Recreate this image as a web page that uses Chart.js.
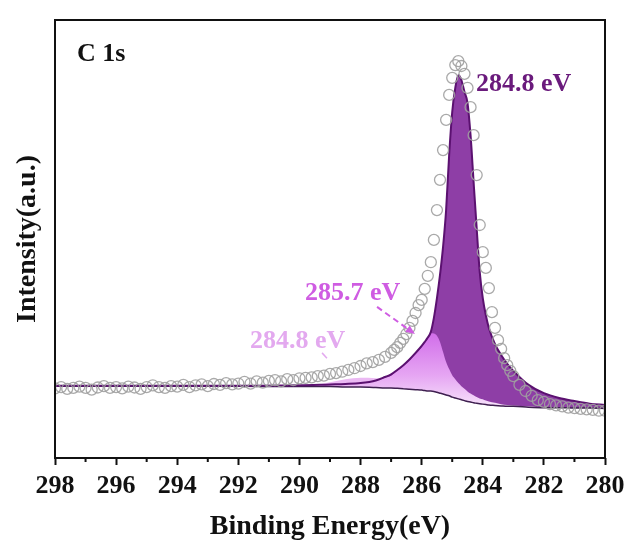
<!DOCTYPE html>
<html>
<head>
<meta charset="utf-8">
<script src="https://cdn.jsdelivr.net/npm/chart.js"></script>
<style>
  body { margin: 0; background: #ffffff; }
  #wrap { width: 630px; height: 548px; }
</style>
</head>
<body>
<div id="wrap"><canvas id="xps" width="630" height="548"></canvas></div>
<script>
// measured C 1s spectrum: binding energy (eV) and intensity (a.u.)
const rawEnergy = [
  298.0, 297.8, 297.6, 297.4, 297.2, 297.0, 296.8, 296.6, 296.4, 296.2,
  296.0, 295.8, 295.6, 295.4, 295.2, 295.0, 294.8, 294.6, 294.4, 294.2,
  294.0, 293.8, 293.6, 293.4, 293.2, 293.0, 292.8, 292.6, 292.4, 292.2,
  292.0, 291.8, 291.6, 291.4, 291.2, 291.0, 290.8, 290.6, 290.4, 290.2,
  290.0, 289.8, 289.6, 289.4, 289.2, 289.0, 288.8, 288.6, 288.4, 288.2,
  288.0, 287.8, 287.6, 287.4, 287.2, 287.0,
  286.9, 286.8, 286.7, 286.6, 286.5, 286.4, 286.3, 286.2, 286.1, 286.0,
  285.9, 285.8, 285.7, 285.6, 285.5, 285.4, 285.3, 285.2, 285.1, 285.0,
  284.9, 284.8, 284.7, 284.6, 284.5, 284.4, 284.3, 284.2, 284.1, 284.0,
  283.9, 283.8, 283.7, 283.6, 283.5, 283.4, 283.3, 283.2, 283.1, 283.0,
  282.8, 282.6, 282.4, 282.2, 282.0, 281.8, 281.6, 281.4, 281.2, 281.0,
  280.8, 280.6, 280.4, 280.2, 280.0
];
const rawCounts = [
  15.9, 16.2, 15.8, 16.0, 16.3, 16.0, 15.6, 16.1, 16.4, 16.0,
  16.2, 15.9, 16.3, 16.1, 15.8, 16.2, 16.6, 16.2, 16.0, 16.4,
  16.3, 16.7, 16.2, 16.6, 16.8, 16.4, 16.9, 16.7, 17.1, 16.8,
  17.0, 17.4, 17.0, 17.5, 17.2, 17.6, 17.8, 17.5, 18.0, 17.8,
  18.2, 18.3, 18.4, 18.7, 18.8, 19.2, 19.4, 19.7, 20.1, 20.5,
  21.0, 21.6, 21.9, 22.4, 23.1, 24.0,
  24.7, 25.3, 26.3, 27.2, 28.3, 29.7, 31.3, 33.1, 34.9, 36.1,
  38.6, 41.6, 44.7, 49.8, 56.6, 63.5, 70.3, 77.2, 82.9, 86.8,
  89.7, 90.6, 89.5, 87.7, 84.5, 80.1, 73.7, 64.6, 53.2, 47.0,
  43.4, 38.8, 33.3, 29.7, 26.9, 24.9, 22.8, 21.2, 19.9, 18.7,
  16.7, 15.3, 14.2, 13.2, 12.8, 12.3, 12.0, 11.8, 11.5, 11.4,
  11.2, 11.1, 11.0, 10.8, 10.8
];

// fit grid and components
const fitEnergy = [
  298, 296, 294, 292, 290, 289, 288.5, 288, 287.5, 287.2,
  287.0, 286.8, 286.6, 286.4, 286.2, 286.0, 285.9, 285.8, 285.7, 285.6,
  285.5, 285.4, 285.3, 285.2, 285.1, 285.0, 284.9, 284.8, 284.7, 284.6,
  284.5, 284.4, 284.3, 284.2, 284.1, 284.0, 283.9, 283.8, 283.6, 283.4,
  283.2, 283.0, 282.5, 282.0, 281.5, 281.0, 280.5, 280.0
];
const shirley = [
  16.4, 16.4, 16.4, 16.4, 16.3, 16.3, 16.2, 16.2, 16.1, 16.0,
  16.0, 15.9, 15.8, 15.7, 15.6, 15.5, 15.4, 15.3, 15.3, 15.2,
  15.0, 14.8, 14.6, 14.4, 14.2, 13.9, 13.7, 13.5, 13.3, 13.1,
  12.9, 12.8, 12.6, 12.5, 12.4, 12.3, 12.2, 12.1, 12.0, 11.9,
  11.8, 11.8, 11.6, 11.5, 11.5, 11.4, 11.4, 11.3
];
// 284.8 eV component
const peakMain = [
  16.5, 16.5, 16.5, 16.5, 16.6, 16.8, 16.9, 17.1, 17.7, 18.5,
  19.1, 20.1, 21.2, 22.5, 24.0, 25.6, 26.5, 27.5, 28.8, 32.0,
  36.5, 41.8, 48.2, 56.6, 69.2, 79.0, 84.5, 87.4, 86.3, 83.6,
  81.1, 73.7, 63.0, 52.5, 42.5, 36.5, 32.6, 29.7, 26.0, 23.5,
  21.5, 19.9, 16.7, 14.8, 13.7, 13.0, 12.4, 12.1
];
// 285.7 eV component
const peakMid = [
  16.4, 16.4, 16.4, 16.4, 16.4, 16.4, 16.5, 16.7, 17.5, 18.3,
  18.8, 19.9, 21.0, 22.3, 23.7, 25.3, 26.3, 27.3, 28.5, 28.4,
  27.9, 26.5, 24.2, 21.9, 20.3, 18.9, 18.0, 17.1, 16.4, 15.8,
  15.2, 14.7, 14.3, 13.9, 13.6, 13.4, 13.1, 12.9, 12.6, 12.3,
  12.1, 12.0, 11.8, 11.5, 11.5, 11.4, 11.4, 11.3
];
// small high-energy component
const peakHigh = [
  16.4, 16.4, 16.4, 16.4, 16.3, 17.3, 18.0, 18.3, 18.2, 17.6,
  17.0, 16.4, 16.0, 15.7, 15.6, 15.5, 15.4, 15.3, 15.3, 15.2,
  15.0, 14.8, 14.6, 14.4, 14.2, 13.9, 13.7, 13.5, 13.3, 13.1,
  12.9, 12.8, 12.6, 12.5, 12.4, 12.3, 12.2, 12.1, 12.0, 11.9,
  11.8, 11.8, 11.6, 11.5, 11.5, 11.4, 11.4, 11.3
];

const majorTicks = [298, 296, 294, 292, 290, 288, 286, 284, 282, 280];
const minorTicks = [297, 295, 293, 291, 289, 287, 285, 283, 281];

const serif = '"Liberation Serif", "Times New Roman", serif';

function pts(xs, ys) {
  return xs.map((x, i) => ({ x: x, y: ys[i] }));
}

// frame, minor ticks and peak labels
const decorations = {
  id: 'decorations',
  afterDraw(chart) {
    const { ctx, chartArea: a, scales: { x, y } } = chart;
    ctx.save();
    ctx.strokeStyle = '#111';
    ctx.lineWidth = 2;
    ctx.strokeRect(a.left, a.top, a.right - a.left, a.bottom - a.top);

    ctx.beginPath();
    minorTicks.forEach(v => {
      const px = x.getPixelForValue(v);
      ctx.moveTo(px, a.bottom);
      ctx.lineTo(px, a.bottom + 4);
    });
    ctx.stroke();

    ctx.textBaseline = 'middle';
    ctx.textAlign = 'left';
    ctx.fillStyle = '#111';
    ctx.font = 'bold 26px ' + serif;
    ctx.fillText('C 1s', a.left + 22, a.top + 34);

    const labels = [
      { text: '284.8 eV', e: 284.22, v: 85.4, color: '#6a1a7c' },
      { text: '285.7 eV', e: 289.82, v: 37.7, color: '#cf5ce2' },
      { text: '284.8 eV', e: 291.62, v: 26.7, color: '#e3a9ef' }
    ];
    ctx.font = 'bold 26px ' + serif;
    labels.forEach(l => {
      ctx.fillStyle = l.color;
      ctx.fillText(l.text, x.getPixelForValue(l.e), y.getPixelForValue(l.v));
    });

    // dashed arrow towards the 285.7 eV component
    const x0 = x.getPixelForValue(287.46), y0 = y.getPixelForValue(34.5);
    const x1 = x.getPixelForValue(286.22), y1 = y.getPixelForValue(28.3);
    const ang = Math.atan2(y1 - y0, x1 - x0);
    ctx.strokeStyle = '#cf5ce2';
    ctx.fillStyle = '#cf5ce2';
    ctx.lineWidth = 2;
    ctx.setLineDash([6, 4]);
    ctx.beginPath();
    ctx.moveTo(x0, y0);
    ctx.lineTo(x1 - 7 * Math.cos(ang), y1 - 7 * Math.sin(ang));
    ctx.stroke();
    ctx.setLineDash([]);
    ctx.beginPath();
    ctx.moveTo(x1, y1);
    ctx.lineTo(x1 - 10 * Math.cos(ang - 0.4), y1 - 10 * Math.sin(ang - 0.4));
    ctx.lineTo(x1 - 10 * Math.cos(ang + 0.4), y1 - 10 * Math.sin(ang + 0.4));
    ctx.closePath();
    ctx.fill();

    // short stroke under the small-peak label
    ctx.strokeStyle = '#e3a9ef';
    ctx.lineWidth = 1.5;
    ctx.beginPath();
    ctx.moveTo(x.getPixelForValue(289.26), y.getPixelForValue(24.0));
    ctx.lineTo(x.getPixelForValue(289.10), y.getPixelForValue(22.8));
    ctx.stroke();
    ctx.restore();
  }
};

function midGradient(context) {
  const chart = context.chart;
  if (!chart.chartArea) return '#d77cf0';
  const ys = chart.scales.y;
  const g = chart.ctx.createLinearGradient(0, ys.getPixelForValue(29), 0, ys.getPixelForValue(12));
  g.addColorStop(0, '#d06be9');
  g.addColorStop(0.6, '#e6a6f3');
  g.addColorStop(1, '#f6e0fa');
  return g;
}

new Chart(document.getElementById('xps'), {
  type: 'line',
  data: {
    datasets: [
      {
        // measured points
        data: pts(rawEnergy, rawCounts),
        showLine: false,
        pointRadius: 5.5,
        pointBorderWidth: 1.3,
        pointBorderColor: 'rgba(160,160,160,0.9)',
        pointBackgroundColor: 'rgba(255,255,255,0)'
      },
      {
        // outline of the 284.8 eV component
        data: pts(fitEnergy, peakMain),
        borderColor: '#5b1170',
        borderWidth: 2,
        pointRadius: 0,
        fill: false,
        cubicInterpolationMode: 'monotone'
      },
      {
        // Shirley background
        data: pts(fitEnergy, shirley),
        borderColor: '#3f2050',
        borderWidth: 1.5,
        pointRadius: 0,
        fill: false,
        cubicInterpolationMode: 'monotone'
      },
      {
        data: pts(fitEnergy, peakMid),
        borderWidth: 0,
        pointRadius: 0,
        backgroundColor: midGradient,
        fill: 2,
        cubicInterpolationMode: 'monotone'
      },
      {
        data: pts(fitEnergy, peakHigh),
        borderWidth: 0,
        pointRadius: 0,
        backgroundColor: '#ebb9f3',
        fill: 2,
        cubicInterpolationMode: 'monotone'
      },
      {
        data: pts(fitEnergy, peakMain),
        borderWidth: 0,
        pointRadius: 0,
        backgroundColor: '#8e3ea6',
        fill: 2,
        cubicInterpolationMode: 'monotone'
      }
    ]
  },
  options: {
    responsive: false,
    animation: false,
    layout: { padding: { left: 2, right: 25, top: 20, bottom: 3 } },
    plugins: { legend: { display: false }, tooltip: { enabled: false } },
    scales: {
      x: {
        type: 'linear',
        reverse: true,
        min: 280,
        max: 298,
        border: { display: false },
        grid: { display: true, drawOnChartArea: false, drawTicks: true, tickLength: 7, tickColor: '#111', tickWidth: 2 },
        afterBuildTicks: s => { s.ticks = majorTicks.map(v => ({ value: v })); },
        // end labels may hang into the page margin
        afterFit: s => { s.paddingLeft = 0; s.paddingRight = 0; },
        ticks: {
          color: '#111',
          autoSkip: false,
          maxRotation: 0,
          padding: 8,
          font: { family: serif, size: 26, weight: 'bold', lineHeight: 1.0 }
        },
        title: {
          display: true,
          text: 'Binding Energy(eV)',
          color: '#111',
          font: { family: serif, size: 28, weight: 'bold', lineHeight: 1.0 },
          padding: { top: 6, bottom: 4 }
        }
      },
      y: {
        min: 0,
        max: 100,
        border: { display: false },
        grid: { display: false },
        ticks: { display: false },
        title: {
          display: true,
          text: 'Intensity(a.u.)',
          color: '#111',
          font: { family: serif, size: 28, weight: 'bold', lineHeight: 1.0 },
          padding: { top: 12, bottom: 5 }
        }
      }
    }
  },
  plugins: [decorations]
});
</script>
</body>
</html>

-*-*-

**Given instruction**: Count the lines of the listing above that include the word "page" and state the total with nothing else.

**Answer to this exercise**: 2